As an editor, I read stories every day. We have a talented stable of writers at Splice, and their work is consistent. Some pieces I like more than others, and luckily my colleague, who is also judging the contest entries, edits sports pieces because ugh, sports, and he also does most music pieces, because I’m a music moron too. But none of the contest entries were sports or music related because they were all autobiographical/memoir style pieces, which happen to be my most favorite genre to read.
The 17 pieces affected me in several ways. First, I had to struggle with my own natural instinct to think every other writer is better than me. Most writers are self-conscious, and I’m no exception. But this wasn’t about me (most writers are also narcissists), so I pushed aside my own annoying insecurity and just immersed myself in the worlds of 17 people.
My judging standards were up to me, so here are a few things I went with from the gut. First, if there are spelling and/or grammatical errors in the first paragraph, I’m going to have an automatic prejudice towards your piece. This is a contest with a grand at stake, not a ninth grade English class assignment, hoss, so maybe you should’ve taken precautions to be sure your grammar ducks were in a row.
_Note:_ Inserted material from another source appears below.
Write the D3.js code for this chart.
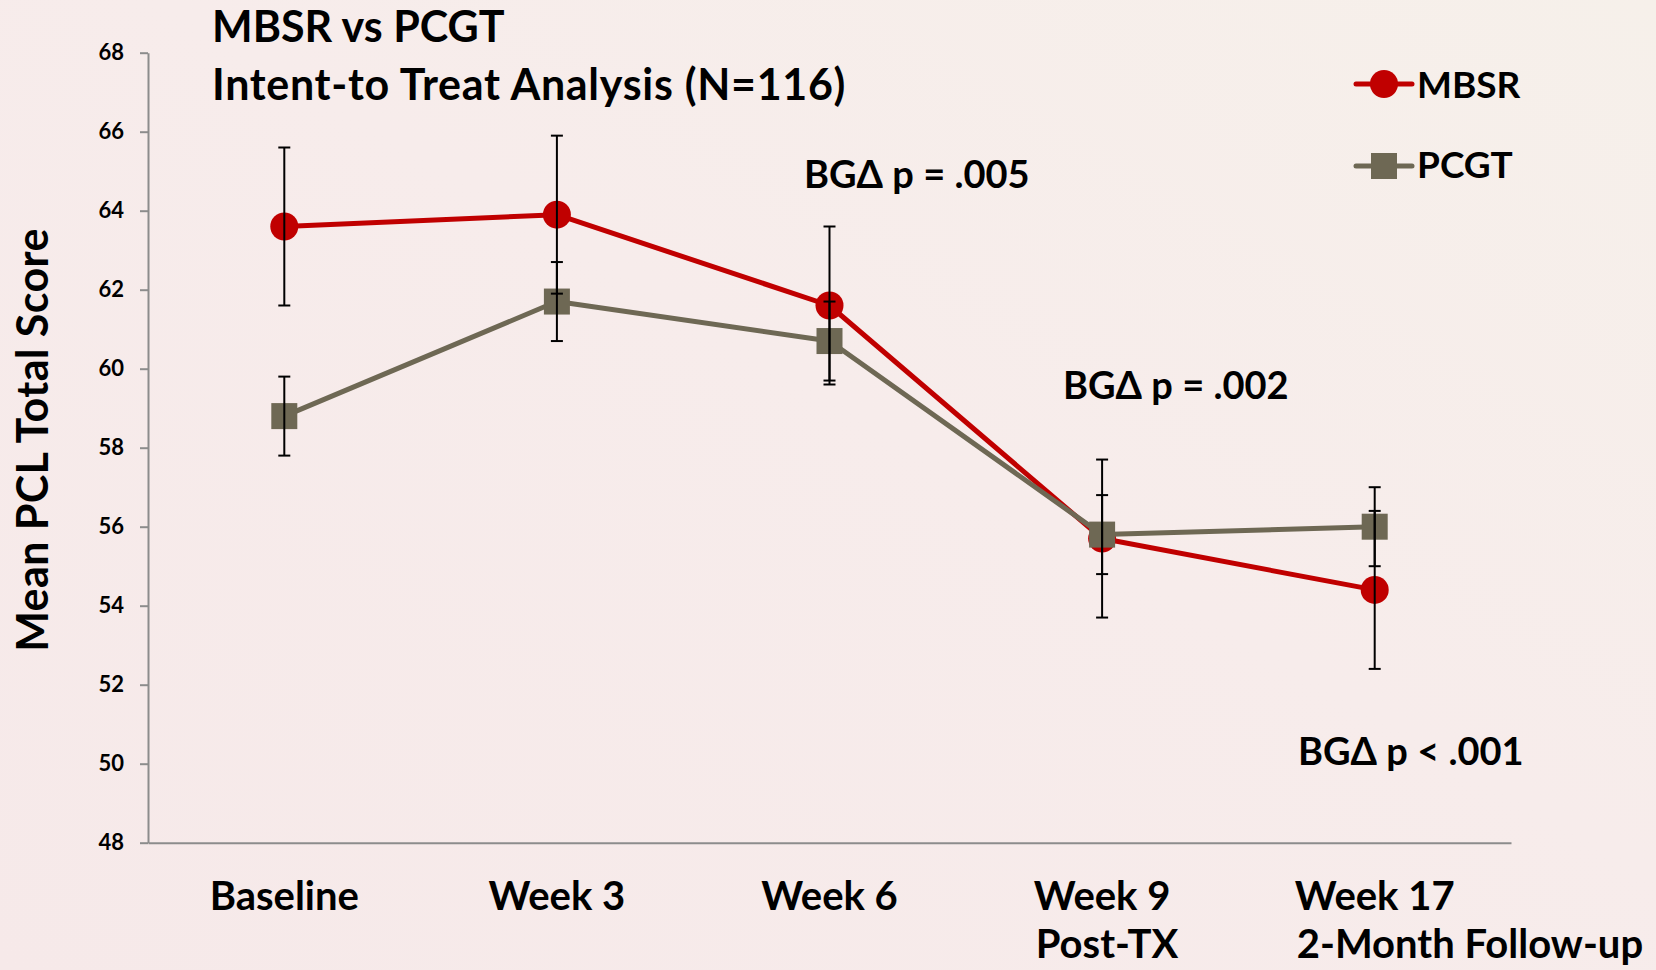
<!DOCTYPE html>
<html>
<head>
<meta charset="utf-8">
<script src="https://cdn.jsdelivr.net/npm/d3@7"></script>
<style>
  html, body { margin: 0; padding: 0; }
  body { width: 1656px; height: 970px; overflow: hidden; }
  svg { display: block; font-family: Lato, "Open Sans", sans-serif; font-weight: 700; }
</style>
</head>
<body>
<svg id="chart" width="1656" height="970"></svg>
<script>
// Time points and group means (PCL total score) with their error margins
const timepoints = ["Baseline", "Week 3", "Week 6", "Week 9", "Week 17"];
const timeSubLabels = ["", "", "", "Post-TX", "2-Month Follow-up"];
const mbsrMeans = [63.6, 63.9, 61.6, 55.7, 54.4];
const mbsrErr = [2.0, 2.0, 2.0, 2.0, 2.0];
const pcgtMeans = [58.8, 61.7, 60.7, 55.8, 56.0];
const pcgtErr = [1.0, 1.0, 1.0, 1.0, 1.0];
const yTicks = [48, 50, 52, 54, 56, 58, 60, 62, 64, 66, 68];
const seriesNames = ["MBSR", "PCGT"];
const pAnnotations = ["BGΔ p = .005", "BGΔ p = .002", "BGΔ p < .001"];

const svg = d3.select("#chart");
const W = 1656, H = 970;

// background wash
const defs = svg.append("defs");
const grad = defs.append("linearGradient").attr("id", "bg")
  .attr("x1", "0").attr("y1", "1").attr("x2", "1").attr("y2", "0");
grad.append("stop").attr("offset", "0").attr("stop-color", "#F6E9E9");
grad.append("stop").attr("offset", "0.55").attr("stop-color", "#F7ECEB");
grad.append("stop").attr("offset", "1").attr("stop-color", "#F6F0EA");
svg.append("rect").attr("width", W).attr("height", H).attr("fill", "url(#bg)");

const plot = { left: 148, right: 1511, top: 52.7, bottom: 842.7 };

const x = d3.scaleBand().domain(timepoints).range([plot.left, plot.right]);
const cx = d => x(d) + x.bandwidth() / 2;
const y = d3.scaleLinear().domain([48, 68]).range([plot.bottom, plot.top]);

// y axis
const yAxis = d3.axisLeft(y).tickValues(yTicks).tickSize(8).tickSizeOuter(0).tickPadding(16);
const gy = svg.append("g").attr("transform", `translate(${plot.left},0)`).call(yAxis);
gy.select(".domain").attr("stroke", "#8C8C8C").attr("stroke-width", 2);
gy.selectAll(".tick line").attr("stroke", "#8C8C8C").attr("stroke-width", 2);
gy.selectAll(".tick text").attr("fill", "#000").style("font-size", "22px")
  .style("font-family", "Lato, sans-serif").style("font-weight", 700);

// x axis baseline
const xAxis = d3.axisBottom(x).tickSize(0).tickFormat("");
const gx = svg.append("g").attr("transform", `translate(0,${plot.bottom})`).call(xAxis);
gx.select(".domain").attr("stroke", "#8C8C8C").attr("stroke-width", 2);

// category labels
const cat = svg.append("g").attr("font-size", 40).attr("fill", "#000");
timepoints.forEach((t, i) => {
  const main = cat.append("text").attr("x", cx(t)).attr("y", 910)
    .attr("text-anchor", "middle").text(t);
  if (timeSubLabels[i]) {
    const left = main.node().getBBox().x;
    cat.append("text").attr("x", left + 2).attr("y", 958).text(timeSubLabels[i]);
  }
});

// y axis title
svg.append("text")
  .attr("transform", "translate(48,440) rotate(-90)")
  .attr("text-anchor", "middle").attr("font-size", 43).attr("letter-spacing", 0.4)
  .text("Mean PCL Total Score");

// chart titles
svg.append("text").attr("x", 212).attr("y", 42).attr("font-size", 43).text("MBSR vs PCGT");
svg.append("text").attr("x", 212).attr("y", 100).attr("font-size", 43).attr("letter-spacing", 0.7)
  .text("Intent-to Treat Analysis (N=116)");

const red = "#C00000", olive = "#6E6854";
const line = d3.line().x((d, i) => cx(timepoints[i])).y(d => y(d));

// MBSR series
svg.append("path").datum(mbsrMeans).attr("d", line)
  .attr("fill", "none").attr("stroke", red).attr("stroke-width", 5).attr("stroke-linejoin", "round");
svg.append("g").selectAll("circle").data(mbsrMeans).join("circle")
  .attr("cx", (d, i) => cx(timepoints[i])).attr("cy", d => y(d)).attr("r", 14).attr("fill", red);

// PCGT series
svg.append("path").datum(pcgtMeans).attr("d", line)
  .attr("fill", "none").attr("stroke", olive).attr("stroke-width", 5).attr("stroke-linejoin", "round");
svg.append("g").selectAll("rect").data(pcgtMeans).join("rect")
  .attr("x", (d, i) => cx(timepoints[i]) - 13).attr("y", d => y(d) - 13)
  .attr("width", 26).attr("height", 26).attr("fill", olive);

// error bars
function errorBars(means, errs) {
  const g = svg.append("g").attr("stroke", "#000").attr("stroke-width", 2);
  means.forEach((m, i) => {
    const px = cx(timepoints[i]);
    const lo = y(m - errs[i]), hi = y(m + errs[i]);
    g.append("line").attr("x1", px).attr("x2", px).attr("y1", lo).attr("y2", hi);
    g.append("line").attr("x1", px - 6).attr("x2", px + 6).attr("y1", lo).attr("y2", lo);
    g.append("line").attr("x1", px - 6).attr("x2", px + 6).attr("y1", hi).attr("y2", hi);
  });
}
errorBars(mbsrMeans, mbsrErr);
errorBars(pcgtMeans, pcgtErr);

// significance notes
const notes = svg.append("g").attr("font-size", 38);
notes.append("text").attr("x", 804).attr("y", 188).text(pAnnotations[0]);
notes.append("text").attr("x", 1063).attr("y", 399).text(pAnnotations[1]);
notes.append("text").attr("x", 1298).attr("y", 765).text(pAnnotations[2]);

// legend
const lg = svg.append("g");
lg.append("line").attr("x1", 1356).attr("x2", 1412).attr("y1", 84).attr("y2", 84)
  .attr("stroke", red).attr("stroke-width", 5).attr("stroke-linecap", "round");
lg.append("circle").attr("cx", 1384).attr("cy", 84).attr("r", 14).attr("fill", red);
lg.append("text").attr("x", 1417).attr("y", 98).attr("font-size", 37).text(seriesNames[0]);
lg.append("line").attr("x1", 1356).attr("x2", 1412).attr("y1", 166).attr("y2", 166)
  .attr("stroke", olive).attr("stroke-width", 5).attr("stroke-linecap", "round");
lg.append("rect").attr("x", 1371).attr("y", 153).attr("width", 26).attr("height", 26).attr("fill", olive);
lg.append("text").attr("x", 1417).attr("y", 178).attr("font-size", 37).text(seriesNames[1]);
</script>
</body>
</html>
If you don’t know the difference between it’s and its and you’re and your, I really don’t want to end up editing pieces by you every week as part of my job. Of course, I finished reading the piece, but man, it would have to be a compelling story and otherwise perfect for you to get me to overlook my Catholic nun indoctrination.
Second, the opening. I should want to read the rest of your story after I read the first line to your story, or at least its first paragraph. As a reader, I should be sucked into your world immediately so that I want to stay there for several thousand words. There was only one piece I read where I loved the first line and ended up not liking the story. There were a few I ended up loving that didn’t have a stunner first line, but they had me in the first 50 words. I wanted to know what was going to happen.
Third: move me. The difference between the 13 stories that didn’t make it into my ranked top four (there was a tie for fifth so I left them both out of the top five) and those that did are that I cared. I wanted to know what happened to the people, not only at the end of the story, but before and after the story in their lives. A few made me laugh, one made me cry. I hope it is my pleasure to edit and especially to read the work of some of these gifted writers in the future.
I enjoyed reading your thoughts on the contest entries. Your comment about struggling with your own natural instinct to think every other writer is better than you is a familiar sentiment. I'm relieved to know that at least one other writer feels this way too. :)
I'm curious how good the other entries were, compared to the winners... wish I could read more.
We are hoping to publish more entries in coming weeks. At least, I've been lobbying my boss to run my top picks.
Eager to read the winner. Not life-changing, but nice f dental bill paying money, the grand I hope hits the spot for top Splice scribbler.
...all I gotta say is: art is definitely subjective.